*What is required*:
Give back the full listing verbatim, apart from its images.

*Dataset excerpt*:
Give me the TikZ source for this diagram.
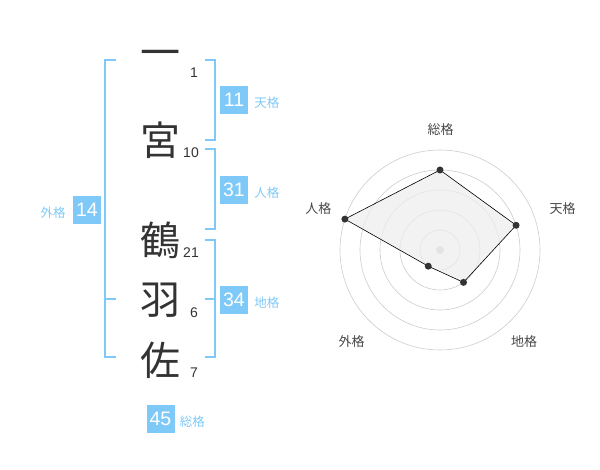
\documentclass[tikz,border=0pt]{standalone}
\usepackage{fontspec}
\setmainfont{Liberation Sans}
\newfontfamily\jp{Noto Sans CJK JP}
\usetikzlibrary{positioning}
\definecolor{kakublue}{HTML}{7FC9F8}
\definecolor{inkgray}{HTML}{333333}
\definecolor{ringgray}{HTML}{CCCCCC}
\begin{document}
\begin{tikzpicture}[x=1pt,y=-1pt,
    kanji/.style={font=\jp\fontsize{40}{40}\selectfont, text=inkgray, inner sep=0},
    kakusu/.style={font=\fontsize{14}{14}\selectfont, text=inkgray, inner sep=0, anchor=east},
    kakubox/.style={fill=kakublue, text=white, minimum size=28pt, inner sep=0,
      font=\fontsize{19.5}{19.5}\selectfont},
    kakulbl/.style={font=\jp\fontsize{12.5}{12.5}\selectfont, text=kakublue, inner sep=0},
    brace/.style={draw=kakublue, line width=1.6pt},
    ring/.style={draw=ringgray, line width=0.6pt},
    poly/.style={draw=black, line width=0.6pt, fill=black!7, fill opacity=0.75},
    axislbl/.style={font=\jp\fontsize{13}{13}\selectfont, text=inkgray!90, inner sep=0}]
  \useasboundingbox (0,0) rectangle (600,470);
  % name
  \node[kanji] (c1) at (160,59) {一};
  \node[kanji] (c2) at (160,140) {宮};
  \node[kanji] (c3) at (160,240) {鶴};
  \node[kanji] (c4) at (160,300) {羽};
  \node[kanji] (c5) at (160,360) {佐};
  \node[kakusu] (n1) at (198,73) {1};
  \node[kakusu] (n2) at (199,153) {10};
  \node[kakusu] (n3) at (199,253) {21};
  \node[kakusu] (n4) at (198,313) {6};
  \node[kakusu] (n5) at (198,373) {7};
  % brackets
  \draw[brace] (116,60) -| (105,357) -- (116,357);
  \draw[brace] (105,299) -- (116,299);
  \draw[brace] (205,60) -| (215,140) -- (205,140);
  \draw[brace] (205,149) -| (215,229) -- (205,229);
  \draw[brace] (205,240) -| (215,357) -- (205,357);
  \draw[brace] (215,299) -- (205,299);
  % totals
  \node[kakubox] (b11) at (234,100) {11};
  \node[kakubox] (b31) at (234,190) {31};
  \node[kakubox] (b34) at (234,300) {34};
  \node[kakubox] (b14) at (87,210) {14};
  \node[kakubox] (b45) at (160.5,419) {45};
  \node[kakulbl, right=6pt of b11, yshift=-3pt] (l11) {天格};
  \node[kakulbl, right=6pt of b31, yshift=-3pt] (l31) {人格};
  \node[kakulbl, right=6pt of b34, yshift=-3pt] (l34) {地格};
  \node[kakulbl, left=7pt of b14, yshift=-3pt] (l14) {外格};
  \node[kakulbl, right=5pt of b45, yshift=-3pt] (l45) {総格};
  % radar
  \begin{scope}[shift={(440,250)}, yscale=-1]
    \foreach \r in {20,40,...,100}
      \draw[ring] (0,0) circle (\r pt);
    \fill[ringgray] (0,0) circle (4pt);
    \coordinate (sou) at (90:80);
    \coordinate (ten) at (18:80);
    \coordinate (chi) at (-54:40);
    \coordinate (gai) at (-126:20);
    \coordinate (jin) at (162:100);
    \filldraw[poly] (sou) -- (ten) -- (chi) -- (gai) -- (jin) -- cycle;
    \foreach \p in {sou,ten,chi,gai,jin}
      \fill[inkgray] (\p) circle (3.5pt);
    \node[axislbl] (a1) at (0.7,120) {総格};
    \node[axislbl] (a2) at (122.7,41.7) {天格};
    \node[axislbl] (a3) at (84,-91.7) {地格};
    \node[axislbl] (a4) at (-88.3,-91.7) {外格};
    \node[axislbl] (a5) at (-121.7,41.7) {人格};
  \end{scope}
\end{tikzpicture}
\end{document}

*Output for this task*:
Give me the TikZ source for this diagram.
\documentclass[tikz,border=0pt]{standalone}
\usepackage{fontspec}
\setmainfont{Liberation Sans}
\newfontfamily\jp{Noto Sans CJK JP}
\usetikzlibrary{positioning}
\definecolor{kakublue}{HTML}{7FC9F8}
\definecolor{inkgray}{HTML}{333333}
\definecolor{ringgray}{HTML}{CCCCCC}
\begin{document}
\begin{tikzpicture}[x=1pt,y=-1pt,
    kanji/.style={font=\jp\fontsize{40}{40}\selectfont, text=inkgray, inner sep=0},
    kakusu/.style={font=\fontsize{14}{14}\selectfont, text=inkgray, inner sep=0, anchor=east},
    kakubox/.style={fill=kakublue, text=white, minimum size=28pt, inner sep=0,
      font=\fontsize{19.5}{19.5}\selectfont},
    kakulbl/.style={font=\jp\fontsize{12.5}{12.5}\selectfont, text=kakublue, inner sep=0},
    brace/.style={draw=kakublue, line width=1.6pt},
    ring/.style={draw=ringgray, line width=0.6pt},
    poly/.style={draw=black, line width=0.6pt, fill=black!7, fill opacity=0.75},
    axislbl/.style={font=\jp\fontsize{13}{13}\selectfont, text=inkgray!90, inner sep=0}]
  \useasboundingbox (0,0) rectangle (600,470);
  % name
  \node[kanji] (c1) at (160,59) {一};
  \node[kanji] (c2) at (160,140) {宮};
  \node[kanji] (c3) at (160,240) {鶴};
  \node[kanji] (c4) at (160,300) {羽};
  \node[kanji] (c5) at (160,360) {佐};
  \node[kakusu] (n1) at (198,73) {1};
  \node[kakusu] (n2) at (199,153) {10};
  \node[kakusu] (n3) at (199,253) {21};
  \node[kakusu] (n4) at (198,313) {6};
  \node[kakusu] (n5) at (198,373) {7};
  % brackets
  \draw[brace] (116,60) -| (105,357) -- (116,357);
  \draw[brace] (105,299) -- (116,299);
  \draw[brace] (205,60) -| (215,140) -- (205,140);
  \draw[brace] (205,149) -| (215,229) -- (205,229);
  \draw[brace] (205,240) -| (215,357) -- (205,357);
  \draw[brace] (215,299) -- (205,299);
  % totals
  \node[kakubox] (b11) at (234,100) {11};
  \node[kakubox] (b31) at (234,190) {31};
  \node[kakubox] (b34) at (234,300) {34};
  \node[kakubox] (b14) at (87,210) {14};
  \node[kakubox] (b45) at (160.5,419) {45};
  \node[kakulbl, right=6pt of b11, yshift=-3pt] (l11) {天格};
  \node[kakulbl, right=6pt of b31, yshift=-3pt] (l31) {人格};
  \node[kakulbl, right=6pt of b34, yshift=-3pt] (l34) {地格};
  \node[kakulbl, left=7pt of b14, yshift=-3pt] (l14) {外格};
  \node[kakulbl, right=5pt of b45, yshift=-3pt] (l45) {総格};
  % radar
  \begin{scope}[shift={(440,250)}, yscale=-1]
    \foreach \r in {20,40,...,100}
      \draw[ring] (0,0) circle (\r pt);
    \fill[ringgray] (0,0) circle (4pt);
    \coordinate (sou) at (90:80);
    \coordinate (ten) at (18:80);
    \coordinate (chi) at (-54:40);
    \coordinate (gai) at (-126:20);
    \coordinate (jin) at (162:100);
    \filldraw[poly] (sou) -- (ten) -- (chi) -- (gai) -- (jin) -- cycle;
    \foreach \p in {sou,ten,chi,gai,jin}
      \fill[inkgray] (\p) circle (3.5pt);
    \node[axislbl] (a1) at (0.7,120) {総格};
    \node[axislbl] (a2) at (122.7,41.7) {天格};
    \node[axislbl] (a3) at (84,-91.7) {地格};
    \node[axislbl] (a4) at (-88.3,-91.7) {外格};
    \node[axislbl] (a5) at (-121.7,41.7) {人格};
  \end{scope}
\end{tikzpicture}
\end{document}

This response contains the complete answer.